▶ _EXERCISE_:
Each line in the material below, starting at the one with "Generate a Python" and ending at the one with "-0.326, -0.151, -0.167, -0.182, -0.116, -0.130, -0.061, -0.043]", is to be reproduced exactly; no picture is to be copied.

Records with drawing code
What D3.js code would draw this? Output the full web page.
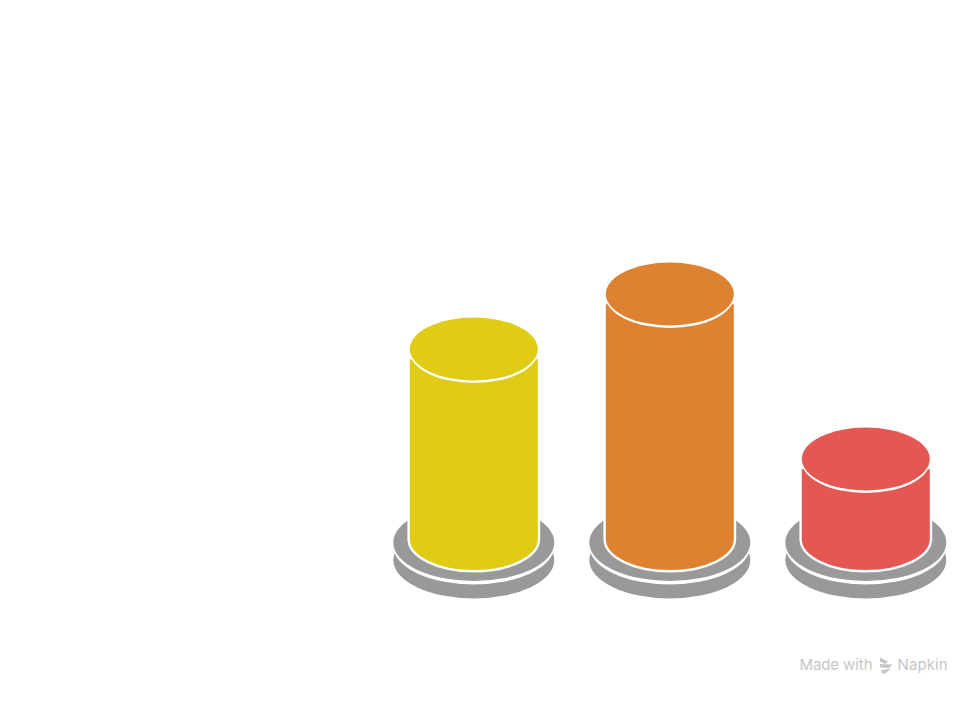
<!DOCTYPE html>
<html>
<head>
<meta charset="utf-8">
<style>
  body { margin: 0; background: #ffffff; }
</style>
<script src="https://cdn.jsdelivr.net/npm/d3@7"></script>
</head>
<body>
<div class="chart"></div>
<script>
// cylinders standing on grey discs, no labels in the picture
var categories = ["first", "second", "third"];
var values = [190, 245, 80];
var colors = ["#e0cb15", "#de8130", "#e55753"];

var width = 980,
    height = 702;

var baseY = 539;   // centre of the cylinder's bottom ellipse
var rx = 64, ry = 31.5;

/* axis */
var x = d3.scalePoint().domain(categories).range([473.8, 865.8]);
var y = d3.scaleLinear().domain([0, 245]).range([baseY, baseY - 245]);

var svg = d3.select(".chart").append("svg")
    .attr("width", width)
    .attr("height", height)
    .style("display", "block");

var g = svg.selectAll("g.cyl")
    .data(categories)
    .enter().append("g")
    .attr("class", "cyl");

/* base discs: lower one, white gap, upper one */
function disc(cy, fill) {
    g.append("ellipse")
        .attr("cx", function(d) { return x(d); })
        .attr("cy", cy)
        .attr("rx", 80.5)
        .attr("ry", 38.5)
        .attr("fill", fill);
}
disc(560, "#999999");
disc(546, "#ffffff");
disc(542.5, "#999999");

/* body */
g.append("path")
    .attr("d", function(d, i) {
        var cx = x(d), r = rx + 1.2, top = y(values[i]) + 9;
        return "M" + (cx - r) + "," + top +
            "L" + (cx - r) + "," + baseY +
            "A" + r + "," + (ry + 0.8) + " 0 0 0 " + (cx + r) + "," + baseY +
            "L" + (cx + r) + "," + top + "Z";
    })
    .attr("fill", function(d, i) { return colors[i]; })
    .attr("stroke", "#ffffff")
    .attr("stroke-width", 2.4);

/* top: white crescent under the coloured ellipse */
g.append("ellipse")
    .attr("cx", function(d) { return x(d); })
    .attr("cy", function(d, i) { return y(values[i]) + 2.5; })
    .attr("rx", rx)
    .attr("ry", ry)
    .attr("fill", "#ffffff");

g.append("ellipse")
    .attr("cx", function(d) { return x(d); })
    .attr("cy", function(d, i) { return y(values[i]); })
    .attr("rx", rx)
    .attr("ry", ry)
    .attr("fill", function(d, i) { return colors[i]; });

/* watermark */
var mark = svg.append("g").attr("fill", "#c6c6c6");

mark.append("text")
    .attr("x", 799.5)
    .attr("y", 670)
    .attr("font-family", "Inter, sans-serif")
    .attr("font-size", 15)
    .attr("letter-spacing", -0.1)
    .text("Made with");

mark.append("text")
    .attr("x", 897.5)
    .attr("y", 670)
    .attr("font-family", "Inter, sans-serif")
    .attr("font-size", 15)
    .attr("letter-spacing", 0.1)
    .text("Napkin");

mark.append("path")
    .attr("d", "M880,657.5 L888,661.5 L885,664 L880,661.5 Z" +
               "M880,664 L892.5,664.5 L889,668 L880,667.5 Z" +
               "M881,670 L891,668.5 L885.5,673.5 L882,673.5 Z");
</script>
</body>
</html>
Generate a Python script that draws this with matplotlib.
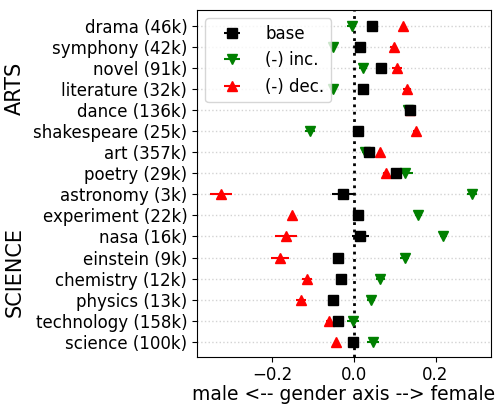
import numpy as np
import matplotlib
matplotlib.use("Agg")
import matplotlib.pyplot as plt

# word list, top to bottom
words = ["drama (46k)", "symphony (42k)", "novel (91k)", "literature (32k)",
         "dance (136k)", "shakespeare (25k)", "art (357k)", "poetry (29k)",
         "astronomy (3k)", "experiment (22k)", "nasa (16k)", "einstein (9k)",
         "chemistry (12k)", "physics (13k)", "technology (158k)",
         "science (100k)"]

# position on gender axis
base = [0.043, 0.015, 0.066, 0.023, 0.137, 0.011, 0.038, 0.103,
        -0.026, 0.009, 0.015, -0.038, -0.033, -0.052, -0.038, -0.002]
inc = [-0.006, -0.051, 0.023, -0.051, 0.133, -0.108, 0.027, 0.124,
       0.289, 0.158, 0.219, 0.124, 0.065, 0.041, -0.002, 0.046]
dec = [0.121, 0.097, 0.105, 0.129, 0.137, 0.151, 0.064, 0.078,
       -0.326, -0.151, -0.167, -0.182, -0.116, -0.130, -0.061, -0.043]

# error bars
base_err = [0.012, 0.008, 0.008, 0.010, 0.010, 0.008, 0.010, 0.012,
            0.029, 0.010, 0.021, 0.008, 0.006, 0.010, 0.010, 0.008]
inc_err = [0.010, 0.006, 0.010, 0.008, 0.008, 0.012, 0.008, 0.020,
           0.013, 0.008, 0.008, 0.012, 0.012, 0.010, 0.015, 0.015]
dec_err = [0.006, 0.008, 0.012, 0.010, 0.010, 0.006, 0.006, 0.008,
           0.028, 0.006, 0.027, 0.022, 0.012, 0.012, 0.008, 0.006]

y = np.arange(len(words))[::-1]

fig = plt.figure(figsize=(5.03, 4.05), dpi=100)
ax = fig.add_axes([197/503, 1 - 357/405, 294/503, 347/405])

for yy in y:
    ax.axhline(yy, color="lightgray", linestyle=":", linewidth=1, zorder=0)
ax.axvline(0, color="black", linestyle=":", linewidth=2, zorder=1)

ax.errorbar(base, y, xerr=base_err, fmt="s", color="black", markersize=7,
            label="base", zorder=3)
ax.errorbar(inc, y, xerr=inc_err, fmt="v", color="green", markersize=7,
            label="(-) inc.", zorder=2)
ax.errorbar(dec, y, xerr=dec_err, fmt="^", color="red", markersize=7,
            label="(-) dec.", zorder=2)

ax.set_yticks(y)
ax.set_yticklabels(words, fontsize=12)
ax.set_xticks([-0.2, 0.0, 0.2])
ax.tick_params(axis="x", labelsize=12, pad=3)
ax.set_xlim(-0.385, 0.336)
ax.set_ylim(-0.72, 15.75)
ax.set_xlabel("male <-- gender axis --> female", fontsize=13.5, labelpad=1)

ax.legend(loc="upper left", fontsize=12, handlelength=2.4,
          borderaxespad=0.5)

fig.text(15/503, 1 - 88/405, "ARTS", rotation=90, fontsize=15,
         ha="center", va="center")
fig.text(15/503, 1 - 272/405, "SCIENCE", rotation=90, fontsize=15,
         ha="center", va="center")

fig.savefig("out.png", dpi=100)
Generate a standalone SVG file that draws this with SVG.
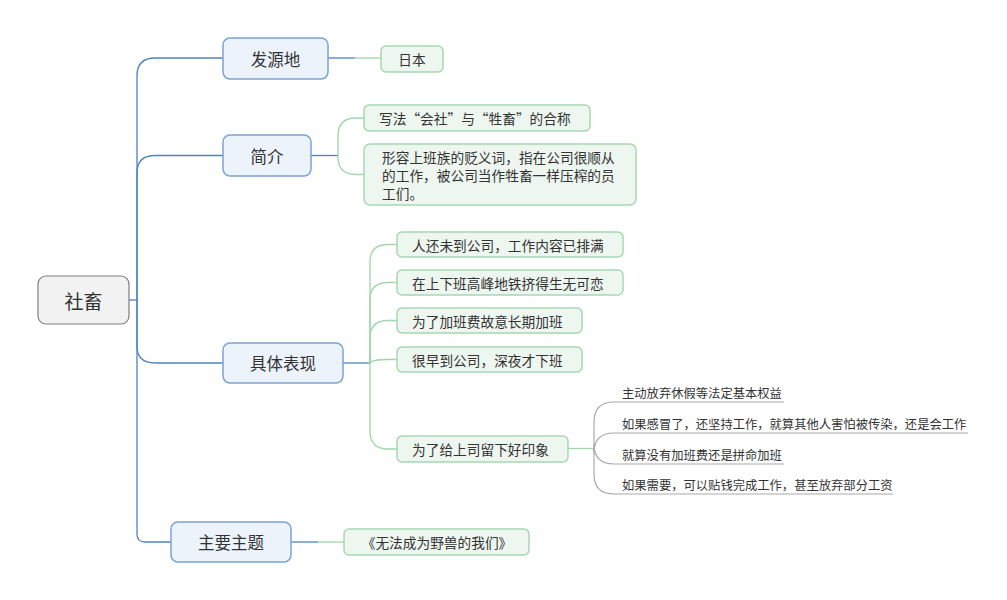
<svg xmlns="http://www.w3.org/2000/svg" width="1007" height="600" viewBox="0 0 1007 600">
<style>
text{font-family:"Noto Sans CJK SC","Noto Sans",sans-serif;fill:#333;dominant-baseline:central}
.root rect{fill:#f2f2f2;stroke:#7f7f7f;stroke-width:1.2}
.main rect{fill:#edf3fb;stroke:#7aa3d6;stroke-width:1.5}
.leaf rect{fill:#eef6f0;stroke:#a6d8b1;stroke-width:1.5}
.main text{font-size:16.5px;text-anchor:middle}
.leaf text{font-size:13.7px}
.sub text{font-size:12.3px}
.blue{fill:none;stroke:#4f82c4;stroke-width:1.3}
.green{fill:none;stroke:#9fd6ab;stroke-width:1.3}
.gray{fill:none;stroke:#a9a9a9;stroke-width:1.2}
</style>
<rect width="1007" height="600" fill="#fff"/>
<g id="connectors">
<path class="blue" d="M129 300H137"/>
<path class="blue" d="M137 300V76Q137 58 155 58H223"/>
<path class="blue" d="M137 300V173Q137 155.5 155 155.5H223"/>
<path class="blue" d="M137 300V346Q137 363 155 363H223"/>
<path class="blue" d="M137 300V534Q137 542 145 542H171"/>
<path class="blue" d="M328 58H355"/>
<path class="green" d="M355 58H381"/>
<path class="blue" d="M311 155.5H338"/>
<path class="green" d="M338 155.5V136Q338 118 356 118H364"/>
<path class="green" d="M338 155.5V157Q338 174.5 356 174.5H364"/>
<path class="blue" d="M343 363H370"/>
<path class="green" d="M370 363V262Q370 244.5 388 244.5H397"/>
<path class="green" d="M370 363V300Q370 282.5 388 282.5H397"/>
<path class="green" d="M370 363V338Q370 320.5 388 320.5H397"/>
<path class="green" d="M370 363Q372 359.5 388 359.5H397"/>
<path class="green" d="M370 363V431Q370 449 388 449H397"/>
<path class="blue" d="M291 542H318"/>
<path class="green" d="M318 542H344"/>
<path class="green" d="M568 448.5H594"/>
<path class="gray" d="M594 448.5V422Q594 402 614 402H784"/>
<path class="gray" d="M594 448.5V453Q594 433 614 433H968"/>
<path class="gray" d="M594 448.5V444Q594 464 614 464H784"/>
<path class="gray" d="M594 448.5V474Q594 494 614 494H893"/>
</g>
<g id="n-root" class="root"><rect x="38" y="276" width="91" height="48" rx="8"/><text x="83.5" y="300" font-size="19" text-anchor="middle">社畜</text></g>
<g id="n-origin" class="main"><rect x="223" y="38" width="105" height="41" rx="7"/><text x="275.5" y="58.5">发源地</text></g>
<g id="n-intro" class="main"><rect x="223" y="135" width="88" height="41" rx="7"/><text x="267" y="155.5">简介</text></g>
<g id="n-show" class="main"><rect x="223" y="343" width="120" height="40" rx="7"/><text x="283" y="363">具体表现</text></g>
<g id="n-theme" class="main"><rect x="171" y="522" width="120" height="40" rx="7"/><text x="231" y="542">主要主题</text></g>
<g id="n-japan" class="leaf"><rect x="381" y="46" width="62" height="26" rx="5"/><text x="412" y="59" text-anchor="middle">日本</text></g>
<g id="n-write" class="leaf"><rect x="364" y="105" width="226" height="26" rx="5"/><text x="379" y="118">写法“会社”与“牲畜”的合称</text></g>
<g id="n-desc" class="leaf"><rect x="364" y="144" width="272" height="61" rx="6"/><text x="382" y="157">形容上班族的贬义词，指在公司很顺从</text><text x="382" y="175">的工作，被公司当作牲畜一样压榨的员</text><text x="382" y="193">工们。</text></g>
<g id="n-s1" class="leaf"><rect x="397" y="232" width="226" height="25" rx="5"/><text x="412" y="244.5">人还未到公司，工作内容已排满</text></g>
<g id="n-s2" class="leaf"><rect x="397" y="270" width="226" height="25" rx="5"/><text x="412" y="282.5">在上下班高峰地铁挤得生无可恋</text></g>
<g id="n-s3" class="leaf"><rect x="397" y="308" width="185" height="25" rx="5"/><text x="412" y="320.5">为了加班费故意长期加班</text></g>
<g id="n-s4" class="leaf"><rect x="397" y="347" width="185" height="25" rx="5"/><text x="412" y="359.5">很早到公司，深夜才下班</text></g>
<g id="n-s5" class="leaf"><rect x="397" y="436" width="171" height="26" rx="5"/><text x="412" y="449">为了给上司留下好印象</text></g>
<g id="n-book" class="leaf"><rect x="344" y="529" width="185" height="26" rx="5"/><text x="437" y="542" text-anchor="middle">《无法成为野兽的我们》</text></g>
<g id="n-t1" class="sub"><text x="622" y="393">主动放弃休假等法定基本权益</text></g>
<g id="n-t2" class="sub"><text x="622" y="424">如果感冒了，还坚持工作，就算其他人害怕被传染，还是会工作</text></g>
<g id="n-t3" class="sub"><text x="622" y="455">就算没有加班费还是拼命加班</text></g>
<g id="n-t4" class="sub"><text x="622" y="485">如果需要，可以贴钱完成工作，甚至放弃部分工资</text></g>
</svg>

▶ _WORKED ANSWER_:
Generate a Python script that draws this with matplotlib.
import numpy as np
import matplotlib
matplotlib.use("Agg")
import matplotlib.pyplot as plt

# word list, top to bottom
words = ["drama (46k)", "symphony (42k)", "novel (91k)", "literature (32k)",
         "dance (136k)", "shakespeare (25k)", "art (357k)", "poetry (29k)",
         "astronomy (3k)", "experiment (22k)", "nasa (16k)", "einstein (9k)",
         "chemistry (12k)", "physics (13k)", "technology (158k)",
         "science (100k)"]

# position on gender axis
base = [0.043, 0.015, 0.066, 0.023, 0.137, 0.011, 0.038, 0.103,
        -0.026, 0.009, 0.015, -0.038, -0.033, -0.052, -0.038, -0.002]
inc = [-0.006, -0.051, 0.023, -0.051, 0.133, -0.108, 0.027, 0.124,
       0.289, 0.158, 0.219, 0.124, 0.065, 0.041, -0.002, 0.046]
dec = [0.121, 0.097, 0.105, 0.129, 0.137, 0.151, 0.064, 0.078,
       -0.326, -0.151, -0.167, -0.182, -0.116, -0.130, -0.061, -0.043]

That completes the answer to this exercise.